(Given material):
• • •

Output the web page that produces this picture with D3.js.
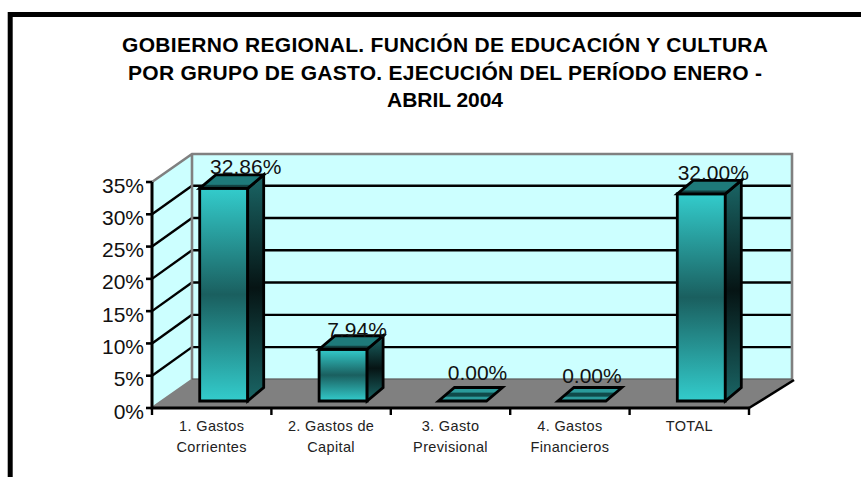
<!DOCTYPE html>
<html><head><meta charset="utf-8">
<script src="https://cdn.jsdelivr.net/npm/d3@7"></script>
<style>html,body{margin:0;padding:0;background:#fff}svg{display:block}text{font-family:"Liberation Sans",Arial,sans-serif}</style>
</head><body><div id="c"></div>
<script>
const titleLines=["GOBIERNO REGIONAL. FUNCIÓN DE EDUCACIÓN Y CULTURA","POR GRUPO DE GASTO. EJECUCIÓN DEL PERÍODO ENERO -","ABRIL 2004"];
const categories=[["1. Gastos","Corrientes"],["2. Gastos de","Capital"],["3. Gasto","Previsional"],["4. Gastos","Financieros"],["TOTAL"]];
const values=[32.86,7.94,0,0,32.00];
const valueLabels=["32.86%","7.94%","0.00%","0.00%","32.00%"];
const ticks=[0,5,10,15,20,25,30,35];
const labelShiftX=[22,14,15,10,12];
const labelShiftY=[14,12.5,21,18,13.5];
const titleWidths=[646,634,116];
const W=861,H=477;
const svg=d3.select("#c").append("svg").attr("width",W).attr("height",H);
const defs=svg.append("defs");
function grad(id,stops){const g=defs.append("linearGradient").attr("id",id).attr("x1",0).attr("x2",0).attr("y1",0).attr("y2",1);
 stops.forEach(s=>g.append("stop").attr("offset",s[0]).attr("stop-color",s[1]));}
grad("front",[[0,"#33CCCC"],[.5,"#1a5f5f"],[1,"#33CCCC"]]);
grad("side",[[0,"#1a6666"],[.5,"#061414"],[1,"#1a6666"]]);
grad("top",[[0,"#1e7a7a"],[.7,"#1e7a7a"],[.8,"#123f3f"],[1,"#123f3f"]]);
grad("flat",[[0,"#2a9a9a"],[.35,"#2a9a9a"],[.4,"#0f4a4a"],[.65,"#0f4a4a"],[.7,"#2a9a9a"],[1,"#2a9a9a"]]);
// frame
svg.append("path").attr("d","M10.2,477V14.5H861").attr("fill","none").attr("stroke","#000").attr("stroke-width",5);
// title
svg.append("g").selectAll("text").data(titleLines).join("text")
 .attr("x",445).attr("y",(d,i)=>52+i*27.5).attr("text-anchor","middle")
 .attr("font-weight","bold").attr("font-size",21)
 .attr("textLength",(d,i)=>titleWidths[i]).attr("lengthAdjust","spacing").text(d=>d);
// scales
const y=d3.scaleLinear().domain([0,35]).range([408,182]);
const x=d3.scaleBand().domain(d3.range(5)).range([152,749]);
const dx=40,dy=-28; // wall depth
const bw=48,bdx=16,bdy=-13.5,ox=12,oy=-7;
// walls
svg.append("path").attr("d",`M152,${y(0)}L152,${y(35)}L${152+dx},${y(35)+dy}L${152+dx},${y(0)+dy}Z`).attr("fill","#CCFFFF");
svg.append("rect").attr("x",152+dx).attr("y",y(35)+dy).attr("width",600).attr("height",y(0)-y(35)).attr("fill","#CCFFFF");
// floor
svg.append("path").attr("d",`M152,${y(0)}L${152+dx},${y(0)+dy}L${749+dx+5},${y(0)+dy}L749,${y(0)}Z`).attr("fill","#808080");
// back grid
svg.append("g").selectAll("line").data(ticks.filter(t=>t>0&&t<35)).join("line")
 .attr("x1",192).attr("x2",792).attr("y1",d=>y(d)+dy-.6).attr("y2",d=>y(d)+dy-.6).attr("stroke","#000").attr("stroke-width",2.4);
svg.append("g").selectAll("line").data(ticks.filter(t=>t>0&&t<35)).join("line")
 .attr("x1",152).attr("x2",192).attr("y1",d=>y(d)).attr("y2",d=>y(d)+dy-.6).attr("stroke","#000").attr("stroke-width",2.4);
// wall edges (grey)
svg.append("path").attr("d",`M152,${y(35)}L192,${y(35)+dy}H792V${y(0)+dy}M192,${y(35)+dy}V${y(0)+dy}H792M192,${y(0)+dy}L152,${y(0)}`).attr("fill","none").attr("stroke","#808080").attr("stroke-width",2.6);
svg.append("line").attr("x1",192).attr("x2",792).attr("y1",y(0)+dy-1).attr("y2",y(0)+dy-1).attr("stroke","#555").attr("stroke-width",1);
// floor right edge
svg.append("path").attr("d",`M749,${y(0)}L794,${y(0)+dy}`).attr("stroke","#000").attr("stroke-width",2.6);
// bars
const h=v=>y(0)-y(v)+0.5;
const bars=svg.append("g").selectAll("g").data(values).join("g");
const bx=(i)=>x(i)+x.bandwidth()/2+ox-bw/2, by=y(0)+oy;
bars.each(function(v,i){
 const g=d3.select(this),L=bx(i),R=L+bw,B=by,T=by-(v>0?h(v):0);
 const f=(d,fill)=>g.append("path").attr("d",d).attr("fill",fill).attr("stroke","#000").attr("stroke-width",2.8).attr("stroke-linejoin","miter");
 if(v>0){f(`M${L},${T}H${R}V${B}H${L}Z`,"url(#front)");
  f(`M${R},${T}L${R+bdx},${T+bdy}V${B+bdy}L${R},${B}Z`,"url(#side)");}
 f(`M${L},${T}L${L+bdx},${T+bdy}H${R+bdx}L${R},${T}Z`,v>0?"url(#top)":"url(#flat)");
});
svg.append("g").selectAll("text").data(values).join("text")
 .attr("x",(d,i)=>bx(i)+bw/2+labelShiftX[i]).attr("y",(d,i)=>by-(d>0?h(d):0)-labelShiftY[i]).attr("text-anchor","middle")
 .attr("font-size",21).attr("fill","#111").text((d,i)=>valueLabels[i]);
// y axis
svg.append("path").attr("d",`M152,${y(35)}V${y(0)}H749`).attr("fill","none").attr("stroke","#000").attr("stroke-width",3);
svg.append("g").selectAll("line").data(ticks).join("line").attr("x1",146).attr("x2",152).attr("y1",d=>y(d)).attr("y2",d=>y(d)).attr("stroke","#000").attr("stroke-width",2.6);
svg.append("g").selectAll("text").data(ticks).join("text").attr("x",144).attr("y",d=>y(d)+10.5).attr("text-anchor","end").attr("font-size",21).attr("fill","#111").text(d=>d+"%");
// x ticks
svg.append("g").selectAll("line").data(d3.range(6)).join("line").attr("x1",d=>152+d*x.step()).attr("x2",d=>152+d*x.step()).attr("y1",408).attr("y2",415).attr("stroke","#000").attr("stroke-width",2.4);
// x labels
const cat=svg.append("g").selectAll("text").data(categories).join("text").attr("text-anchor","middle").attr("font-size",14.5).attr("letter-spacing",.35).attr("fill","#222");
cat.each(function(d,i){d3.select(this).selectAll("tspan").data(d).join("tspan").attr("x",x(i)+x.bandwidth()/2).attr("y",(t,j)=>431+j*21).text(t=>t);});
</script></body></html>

• • •

(Task instructions):
In the copy, include no pictures; restate the listing above exactly.

(Solution to this task):
Output the web page that produces this picture with D3.js.
<!DOCTYPE html>
<html><head><meta charset="utf-8">
<script src="https://cdn.jsdelivr.net/npm/d3@7"></script>
<style>html,body{margin:0;padding:0;background:#fff}svg{display:block}text{font-family:"Liberation Sans",Arial,sans-serif}</style>
</head><body><div id="c"></div>
<script>
const titleLines=["GOBIERNO REGIONAL. FUNCIÓN DE EDUCACIÓN Y CULTURA","POR GRUPO DE GASTO. EJECUCIÓN DEL PERÍODO ENERO -","ABRIL 2004"];
const categories=[["1. Gastos","Corrientes"],["2. Gastos de","Capital"],["3. Gasto","Previsional"],["4. Gastos","Financieros"],["TOTAL"]];
const values=[32.86,7.94,0,0,32.00];
const valueLabels=["32.86%","7.94%","0.00%","0.00%","32.00%"];
const ticks=[0,5,10,15,20,25,30,35];
const labelShiftX=[22,14,15,10,12];
const labelShiftY=[14,12.5,21,18,13.5];
const titleWidths=[646,634,116];
const W=861,H=477;
const svg=d3.select("#c").append("svg").attr("width",W).attr("height",H);
const defs=svg.append("defs");
function grad(id,stops){const g=defs.append("linearGradient").attr("id",id).attr("x1",0).attr("x2",0).attr("y1",0).attr("y2",1);
 stops.forEach(s=>g.append("stop").attr("offset",s[0]).attr("stop-color",s[1]));}
grad("front",[[0,"#33CCCC"],[.5,"#1a5f5f"],[1,"#33CCCC"]]);
grad("side",[[0,"#1a6666"],[.5,"#061414"],[1,"#1a6666"]]);
grad("top",[[0,"#1e7a7a"],[.7,"#1e7a7a"],[.8,"#123f3f"],[1,"#123f3f"]]);
grad("flat",[[0,"#2a9a9a"],[.35,"#2a9a9a"],[.4,"#0f4a4a"],[.65,"#0f4a4a"],[.7,"#2a9a9a"],[1,"#2a9a9a"]]);
// frame
svg.append("path").attr("d","M10.2,477V14.5H861").attr("fill","none").attr("stroke","#000").attr("stroke-width",5);
// title
svg.append("g").selectAll("text").data(titleLines).join("text")
 .attr("x",445).attr("y",(d,i)=>52+i*27.5).attr("text-anchor","middle")
 .attr("font-weight","bold").attr("font-size",21)
 .attr("textLength",(d,i)=>titleWidths[i]).attr("lengthAdjust","spacing").text(d=>d);
// scales
const y=d3.scaleLinear().domain([0,35]).range([408,182]);
const x=d3.scaleBand().domain(d3.range(5)).range([152,749]);
const dx=40,dy=-28; // wall depth
const bw=48,bdx=16,bdy=-13.5,ox=12,oy=-7;
// walls
svg.append("path").attr("d",`M152,${y(0)}L152,${y(35)}L${152+dx},${y(35)+dy}L${152+dx},${y(0)+dy}Z`).attr("fill","#CCFFFF");
svg.append("rect").attr("x",152+dx).attr("y",y(35)+dy).attr("width",600).attr("height",y(0)-y(35)).attr("fill","#CCFFFF");
// floor
svg.append("path").attr("d",`M152,${y(0)}L${152+dx},${y(0)+dy}L${749+dx+5},${y(0)+dy}L749,${y(0)}Z`).attr("fill","#808080");
// back grid
svg.append("g").selectAll("line").data(ticks.filter(t=>t>0&&t<35)).join("line")
 .attr("x1",192).attr("x2",792).attr("y1",d=>y(d)+dy-.6).attr("y2",d=>y(d)+dy-.6).attr("stroke","#000").attr("stroke-width",2.4);
svg.append("g").selectAll("line").data(ticks.filter(t=>t>0&&t<35)).join("line")
 .attr("x1",152).attr("x2",192).attr("y1",d=>y(d)).attr("y2",d=>y(d)+dy-.6).attr("stroke","#000").attr("stroke-width",2.4);
// wall edges (grey)
svg.append("path").attr("d",`M152,${y(35)}L192,${y(35)+dy}H792V${y(0)+dy}M192,${y(35)+dy}V${y(0)+dy}H792M192,${y(0)+dy}L152,${y(0)}`).attr("fill","none").attr("stroke","#808080").attr("stroke-width",2.6);
svg.append("line").attr("x1",192).attr("x2",792).attr("y1",y(0)+dy-1).attr("y2",y(0)+dy-1).attr("stroke","#555").attr("stroke-width",1);
// floor right edge
svg.append("path").attr("d",`M749,${y(0)}L794,${y(0)+dy}`).attr("stroke","#000").attr("stroke-width",2.6);
// bars
const h=v=>y(0)-y(v)+0.5;
const bars=svg.append("g").selectAll("g").data(values).join("g");
const bx=(i)=>x(i)+x.bandwidth()/2+ox-bw/2, by=y(0)+oy;
bars.each(function(v,i){
 const g=d3.select(this),L=bx(i),R=L+bw,B=by,T=by-(v>0?h(v):0);
 const f=(d,fill)=>g.append("path").attr("d",d).attr("fill",fill).attr("stroke","#000").attr("stroke-width",2.8).attr("stroke-linejoin","miter");
 if(v>0){f(`M${L},${T}H${R}V${B}H${L}Z`,"url(#front)");
  f(`M${R},${T}L${R+bdx},${T+bdy}V${B+bdy}L${R},${B}Z`,"url(#side)");}
 f(`M${L},${T}L${L+bdx},${T+bdy}H${R+bdx}L${R},${T}Z`,v>0?"url(#top)":"url(#flat)");
});
svg.append("g").selectAll("text").data(values).join("text")
 .attr("x",(d,i)=>bx(i)+bw/2+labelShiftX[i]).attr("y",(d,i)=>by-(d>0?h(d):0)-labelShiftY[i]).attr("text-anchor","middle")
 .attr("font-size",21).attr("fill","#111").text((d,i)=>valueLabels[i]);
// y axis
svg.append("path").attr("d",`M152,${y(35)}V${y(0)}H749`).attr("fill","none").attr("stroke","#000").attr("stroke-width",3);
svg.append("g").selectAll("line").data(ticks).join("line").attr("x1",146).attr("x2",152).attr("y1",d=>y(d)).attr("y2",d=>y(d)).attr("stroke","#000").attr("stroke-width",2.6);
svg.append("g").selectAll("text").data(ticks).join("text").attr("x",144).attr("y",d=>y(d)+10.5).attr("text-anchor","end").attr("font-size",21).attr("fill","#111").text(d=>d+"%");
// x ticks
svg.append("g").selectAll("line").data(d3.range(6)).join("line").attr("x1",d=>152+d*x.step()).attr("x2",d=>152+d*x.step()).attr("y1",408).attr("y2",415).attr("stroke","#000").attr("stroke-width",2.4);
// x labels
const cat=svg.append("g").selectAll("text").data(categories).join("text").attr("text-anchor","middle").attr("font-size",14.5).attr("letter-spacing",.35).attr("fill","#222");
cat.each(function(d,i){d3.select(this).selectAll("tspan").data(d).join("tspan").attr("x",x(i)+x.bandwidth()/2).attr("y",(t,j)=>431+j*21).text(t=>t);});
</script></body></html>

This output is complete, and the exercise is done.